O tormento do Rio
Rio não consegue encurtar o caminho do acordo. O ministro
Luiz Fux disse que faltava “juridicidade”, não concedeu a liminar ao Rio nem a
negou. Repetiu a fórmula usada na crise da dívida dos estados e agora os
governos federal e do Rio têm 30 dias para aprovar os termos do acordo no
legislativo. Difícil. De um lado, o Congresso terá que mudar, nesse tempo, a
Lei de Responsabilidade Fiscal; de outro, a Assembleia do Rio terá que aprovar
projetos polêmicos.
Nada é simples, nada se resolve em 30 dias. O governador
Luiz Fernando Pezão estava tentando conseguir no STF uma antecipação de parte
do acordo para que ele pudesse levantar um empréstimo e assim acertar as contas
com os funcionários. O Rio deve aos servidores parcelas atrasadas dos salários.
O empréstimo total para pôr a folha em dia seria de R$ 3,5 bilhões, segundo me
confirmou ontem o governador.
Esse é um objetivo mais do que meritório, mas o problema é
que o Rio não pode tomar mais empréstimos porque estourou o limite da Lei de
Responsabilidade Fiscal. Por isso, a Procuradoria-Geral da República ficou
contra e falou em “heterodoxia”. O TCU, a AGU, o Tesouro também discordaram. O
Banco do Brasil e a Caixa, que emprestariam os recursos, disseram que têm medo
de não receber de volta. O Ministério da Fazenda acha que o Rio está querendo
antecipar apenas o bônus do acordo com o Tesouro e não as contrapartidas. Pezão
discorda dessa avaliação.
— Estou colocando as ações da Cedae como garantia do
empréstimo e vamos privatizar a companhia. Vamos para o voto. O Tesouro não
corre riscos — disse o governador ontem no meio do dia. De tarde, a Alerj adiou
mais uma vez a votação do projeto de privatização da companhia.
A situação do Rio é dramática, mas a solução que se busca é
uma engenharia de difícil realização.
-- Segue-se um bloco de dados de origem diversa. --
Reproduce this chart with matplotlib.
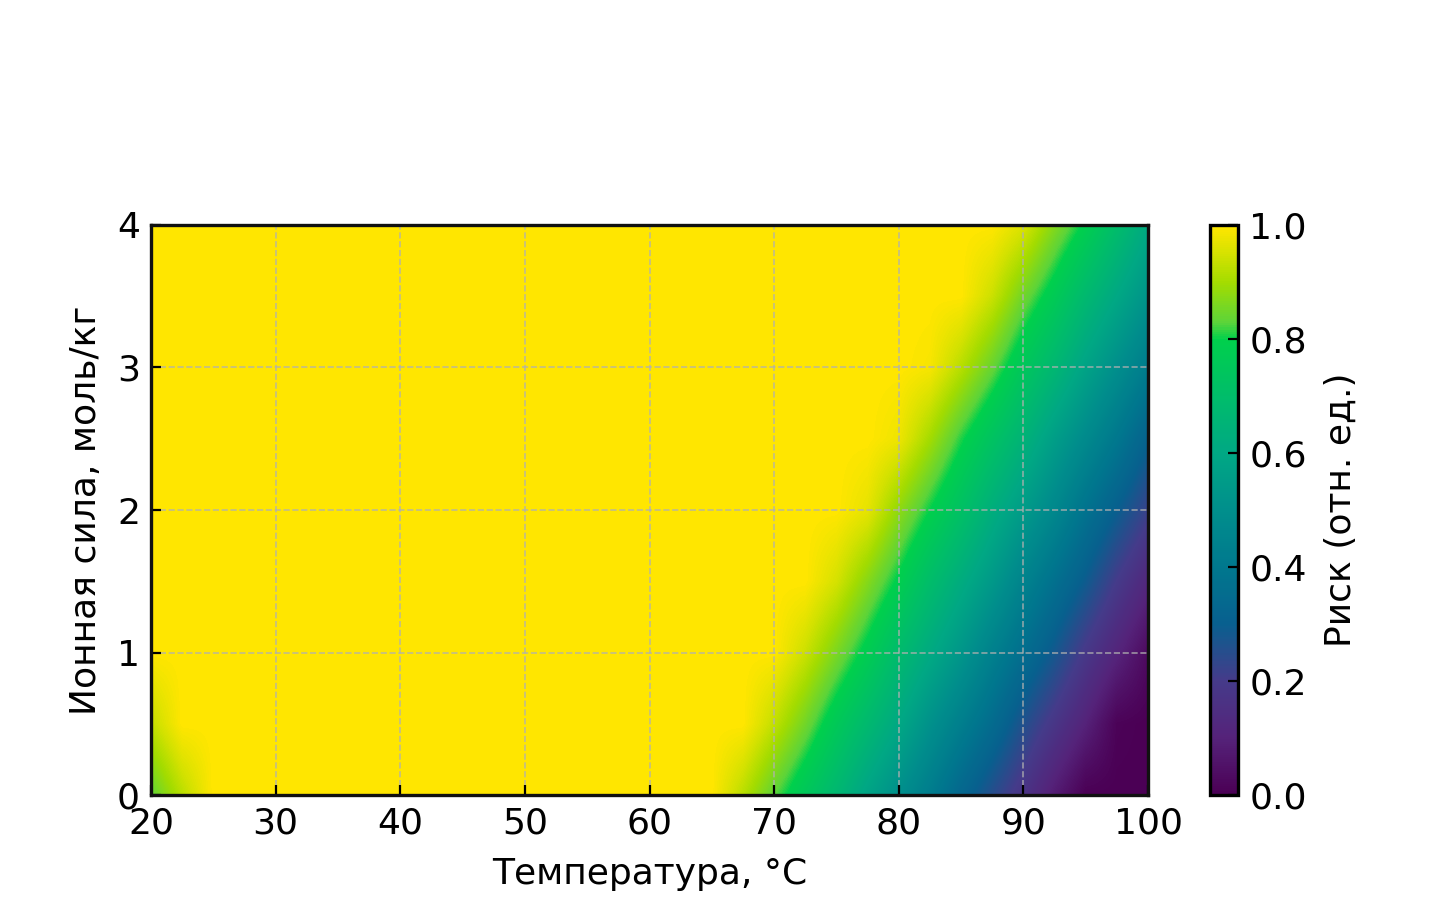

Será preciso aprovar no Congresso a
flexibilização da Lei de Responsabilidade Fiscal para os casos de estados em
colapso financeiro, uma espécie de lei de falência para os entes federados.
Nesse regime especial, o estado tem que cumprir uma série de compromissos,
passa a ser monitorado — da mesma forma que os países endividados são
fiscalizados pelo FMI —, mas tem como vantagem a suspensão temporária do
pagamento das dívidas e pode pegar novos créditos.
O governador Pezão acha que os bancos que emprestarem não
correm risco porque ele estará dando uma garantia real: as ações da Cedae. A
ideia dele é, depois de privatizado, quitar o empréstimo.
Entre as várias medidas que o governo do Rio tenta aprovar
está a polêmica cota extra de contribuição do funcionário para a previdência.
Além de aumentar de 11% para 14% o que o servidor recolhe, haverá mais uma taxa
de 8% sobre o salário durante três anos. Prorrogáveis por mais três. Isso
significa na prática dobrar a contribuição atual do servidor do Rio. Na
primeira vez, essa proposta de cota extra foi rejeitada. Ela volta agora um
pouco menor, mas ainda muito pesada.
A privatização da Cedae tem a oposição feroz apenas de
movimentos corporativos, mas, como se viu nas últimas manifestações, bem
belicosos. Há uma série de outras medidas bem controversas e que terão
dificuldade de passar. Ao todo, o governo terá que cortar R$ 9 bilhões e elevar
impostos para ter mais R$ 1,2 bi de receita. Deixará de pagar, no período do
acordo, R$ 6,2 bilhões de dívidas. O governo do Rio quer colocar logo os
salários em dia, principalmente dos PMs, porque teme um movimento como o do
Espírito Santo.
Por isso é que entrou com a “Ação Civil Originária” pedindo
a antecipação da vigência dessa possibilidade de suspender os pagamentos da
dívida ao governo federal e contrair um novo empréstimo junto ao Banco do
Brasil para pagar os funcionários.
O Rio vive um tormento que parece interminável. Não é o
único, é apenas o primeiro a pedir esse socorro. Ele só pode ser dado se o
governo estadual se dispuser a organizar as contas para que ao fim do período
de reestruturação, em três anos, seja possível voltar à normalidade. O que
aconteceu ontem foi que o Rio tentou encurtar o caminho pedindo ao STF uma
liminar, e tudo o que o ministro Luiz Fux fez foi dar um prazo, quase
inexequível, para aprovar uma nova lei no Congresso e todo o ajuste na Alerj.
Ainda não há luz no fim desse túnel.